Mr Knuttel was subjected to "a rigorous interview", says Ian Lumley "There were covenants attached to the sale. He had to commit himself to retaining the building as he had found it."
Number 11 was brought to "a habitable level" by the DCT as a "demonstration project" to show "how a building ought to be restored, so that its original atmosphere is retained," says Ian Lumley. Future projects will not necessarily be brought to the same level of completion. "Enveloping" is a procedure which the DCT recognises as its major priority for the future. This is a term used in European conservation schemes and involves stepping into the breach when an old building is in a particularly bad condition
THE MOST important thing is to do the main structural work and keep water out of the building.
Then the building can be sold on with specific conditions for finishing the refurbishment," says Lumley. He notes that "enveloping" costs a lot less than full refurbishment and will allow the DCT to be more active on a greater number of buildings.
Lumley is putting together a computer database of buildings in inner Dublin that are derelict or not far off. There are at least 150 of these.

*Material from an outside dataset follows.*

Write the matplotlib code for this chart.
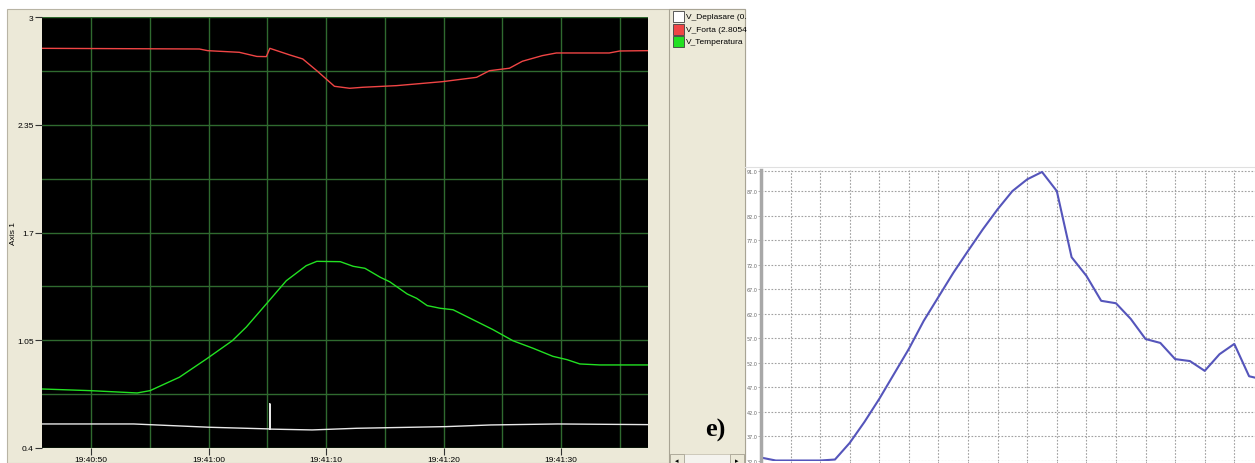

Countless others have already been demolished, and many, particularly in the Mountjoy Square and Merrion Square areas, have been gutted.
Another role for the DCT is that of consultancy, and it is giving advice on the sensitive refurbishing of 25 Eustace Street in Temple Bar at the moment, as well as helping out with the restoration of two 18th century houses on Upper Abbey Street, which are to be the management offices of the new Jervis Street Shopping Centre.
"New development in the city does not have to mean the loss of its older buildings," says Ian Lumley. "The way forward is in developing partnerships between the State and the private sector."